Burst Fractures: Treatment and Recovery
A stable burst fracture may be treated without surgery. In general, a stable burst fracture is one in which there is no neurologic injury, in which the angulation of the spine is less than 20 degrees and in which the amount of spinal canal compromise is less than 50 percent. In these patients, treatment with a brace may lead to an excellent result. In general a molded turtle shell type brace (TLSO) or a body cast is required for the treatment of a burst fracture. This brace is usually worn for eight to twelve weeks in order to ensure adequate healing.
Occasionally, a fracture that was thought to be stable and treated in a brace may begin to angulate while in the brace. This may necessitate a later decision to perform surgery. All burst fractures require some type of treatment.
There is no burst fracture that heals well with simple observation. In rare instances, an unstable burst fracture may elect to be treated without surgery. This is usually due to extenuating circumstances, such as, severe injury to the head, chest or abdomen. If that is the case, the patient is usually treated at bed rest, flat until early healing has begun. They may then be converted to a brace or to have late surgery.
A burst fracture is considered unstable if neurologic injury is present, angulation of the spine is greater than 20 degrees, there is subluxation or dislocation of the spine, or there is greater than 50 percent spinal canal compromise. Unstable burst fractures usually do better with early surgery. As mentioned, occasionally an unstable burst fracture can be treated with bracing alone. Without neurologic deficit, but with an unstable spine, a posterior procedure may be performed.
Surgery for burst fractures may be performed from either an anterior (front) or posterior (back) approach. This means that the surgeon makes an incision in the back of the spine in order to place rods, screws and hooks in order to hold the spine in place. In general, a reduction maneuver is performed to straighten the spine and a fusion is performed with bone graft to help those injured vertebral elements heal together. The rods, screws and hooks are used to hold the spine in place and to maintain the reduction.
On occasion, fragments that are partially pressing on the spinal canal may be moved into a better position via the posterior approach. This can be done through laminectomy, costotransversectomy (lateral, side approach to the thoracic spine) or transpedicular (through or across the vertebral pedicle) resection.
In each of the approaches, the surgeon comes from the side of the spinal canal in an attempt to remove or push forward the offending bony fragments. For some patients with neurologic deficit, an anterior approach to the spine may be beneficial. In this procedure, a flank incision is made on the side of the patient's chest.

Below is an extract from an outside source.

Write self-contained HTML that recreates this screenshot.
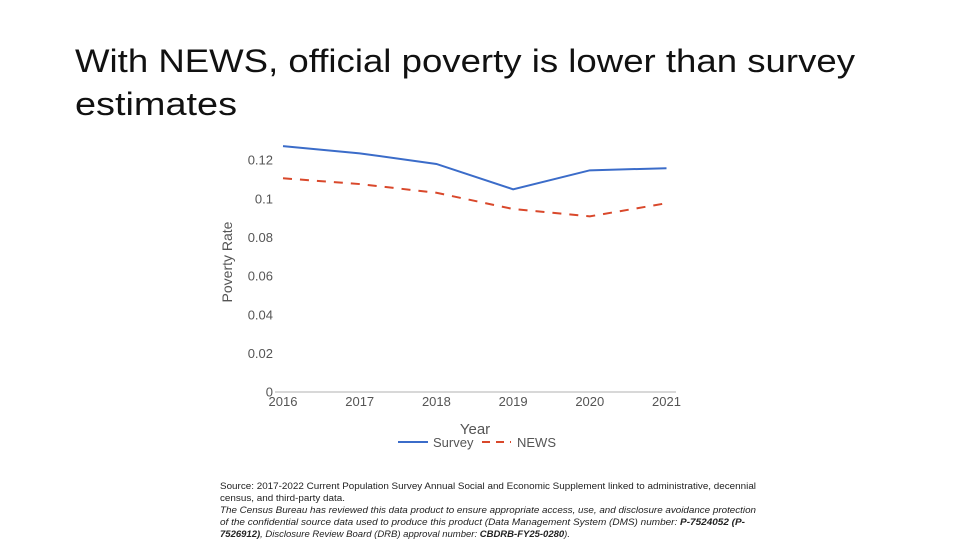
<!DOCTYPE html>
<html><head><meta charset="utf-8"><style>
body{margin:0;background:#fff;width:974px;height:548px;overflow:hidden;font-family:"Liberation Sans",sans-serif}
</style></head><body>
<svg width="974" height="548">
<text x="75" y="72" font-size="32" fill="#111" textLength="780" lengthAdjust="spacingAndGlyphs">With NEWS, official poverty is lower than survey</text>
<text x="75" y="115" font-size="32" fill="#111" textLength="162" lengthAdjust="spacingAndGlyphs">estimates</text>
<g id="chart"></g>
<g font-size="9" fill="#222">
<text x="220" y="489" textLength="536" lengthAdjust="spacingAndGlyphs">Source: 2017-2022 Current Population Survey Annual Social and Economic Supplement linked to administrative, decennial</text>
<text x="220" y="501" textLength="125" lengthAdjust="spacingAndGlyphs">census, and third-party data.</text>
<text x="220" y="513" font-style="italic" textLength="536" lengthAdjust="spacingAndGlyphs">The Census Bureau has reviewed this data product to ensure appropriate access, use, and disclosure avoidance protection</text>
<text x="220" y="525" font-style="italic" textLength="525" lengthAdjust="spacingAndGlyphs">of the confidential source data used to produce this product (Data Management System (DMS) number:  <tspan font-weight="bold">P-7524052 (P-</tspan></text>
<text x="220" y="537" font-style="italic" textLength="350" lengthAdjust="spacingAndGlyphs"><tspan font-weight="bold">7526912)</tspan>, Disclosure Review Board (DRB) approval number: <tspan font-weight="bold">CBDRB-FY25-0280</tspan>).</text>
</g>
</svg>
<script>
const years=[2016,2017,2018,2019,2020,2021];
const survey=[0.127,0.1233,0.1178,0.1047,0.1145,0.1156];
const news=[0.1104,0.1074,0.1029,0.0945,0.0907,0.0975];
const yTicks=[0,0.02,0.04,0.06,0.08,0.1,0.12];
const yTickLabels=["0","0.02","0.04","0.06","0.08","0.1","0.12"];
const NS="http://www.w3.org/2000/svg";
const g=document.getElementById('chart');
const x=v=>283+(v-2016)*76.7;
const y=v=>391.7-v*1933.3;
function mk(t,a,txt){const e=document.createElementNS(NS,t);for(const k in a)e.setAttribute(k,a[k]);if(txt!==undefined)e.textContent=txt;g.appendChild(e);return e;}
let ax=mk('line',{x1:275,x2:676,y1:392,y2:392,stroke:'#ccc','stroke-width':1.5});


yTicks.forEach((v,i)=>{const t=mk('text',{x:273,y:y(v)+5,'text-anchor':'end','font-size':13,fill:'#555'},yTickLabels[i]);

});
years.forEach(v=>{const t=mk('text',{x:x(v),y:406,'text-anchor':'middle','font-size':13,fill:'#555'},String(v));

});
let yt=mk('text',{x:232,y:262,'text-anchor':'middle','font-size':14,fill:'#555',transform:'rotate(-90 232 262)'},'Poverty Rate');


let xt=mk('text',{x:475,y:434,'text-anchor':'middle','font-size':15,fill:'#555'},'Year');


const pts=a=>a.map((v,i)=>x(years[i])+','+y(v)).join(' ');
let s=mk('polyline',{points:pts(survey),fill:'none',stroke:'#3b6cc9','stroke-width':2});


let n=mk('polyline',{points:pts(news),fill:'none',stroke:'#d9482b','stroke-width':2,'stroke-dasharray':'9,8'});


let l1=mk('line',{x1:398,x2:428,y1:442,y2:442,stroke:'#3b6cc9','stroke-width':2});


let lt1=mk('text',{x:433,y:447,'font-size':13,fill:'#555'},'Survey');


let l2=mk('line',{x1:482,x2:511,y1:442,y2:442,stroke:'#d9482b','stroke-width':2,'stroke-dasharray':'8,6'});


let lt2=mk('text',{x:517,y:447,'font-size':13,fill:'#555'},'NEWS');


</script>
</body></html>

The spine is approached from the side so that fragments can be removed from the spinal canal without disturbing the spinal cord. In this procedure the vertebral body that is fractured is completely removed and replaced with a bone strut. The surgeon will then apply a titanium plate holding the bone strut in place, maintaining the reduction of the spine and obtaining the stability of the spine. This is considered an anterior corpectomy and plating.
Occasionally, both an anterior approach and a posterior approach may be necessary. This is usually in severe fractures where there is subluxation or dislocation of the spinal elements. After any of these stabilization procedures some type of bracing is required for eight to ten weeks following surgery.
With nonsurgical treatment, most patients are kept in the hospital for one or two days to have their brace fit. X-rays are then checked in the standing position to make sure that the spine remains stable while in the brace.
Patients can expect to require pain medications for three to four weeks while treating their fracture in a brace. In general, non-narcotic medications can be utilized beginning after week four.
When the brace is removed at eight to ten weeks, physical therapy is usually instituted to help return strength to the trunk and lower extremities.
Following spinal surgery for a burst fracture most patients will remain in the hospital for three to five days. They will usually be fit with a brace once their incisions have become less painful and they have recovered from the surgical approach.
Patients are usually allowed to walk within one or two days of surgery with the help of a physical therapist.
Subsequent x-rays are taken in the surgeon's office to follow the position of the spine and to assess the degree of healing. Once the brace is discontinued physical therapy is instituted to help with trunk strength and lower extremity strength. The amount of recovery following a burst fracture is usually dependent on the neurologic injury. Most patients who do not have neurologic injury can make a near complete recovery with return to most of the activities of their life. With incomplete neurologic deficit often recovery will occur with appropriate surgical treatment. These patients too may expect to make an excellent recovery. However, with permanent neurologic injury, recovery is limited. The degree of recovery may depend on the timing of surgery, the degree of spinal canal compromise and the stability of the spine. The most important factor in how much neurologic recovery occurs is how severe the original injury was.
The results of the treatment of a burst fracture today are far superior to what they were even twenty years ago prior to the institution of specific spinal procedures.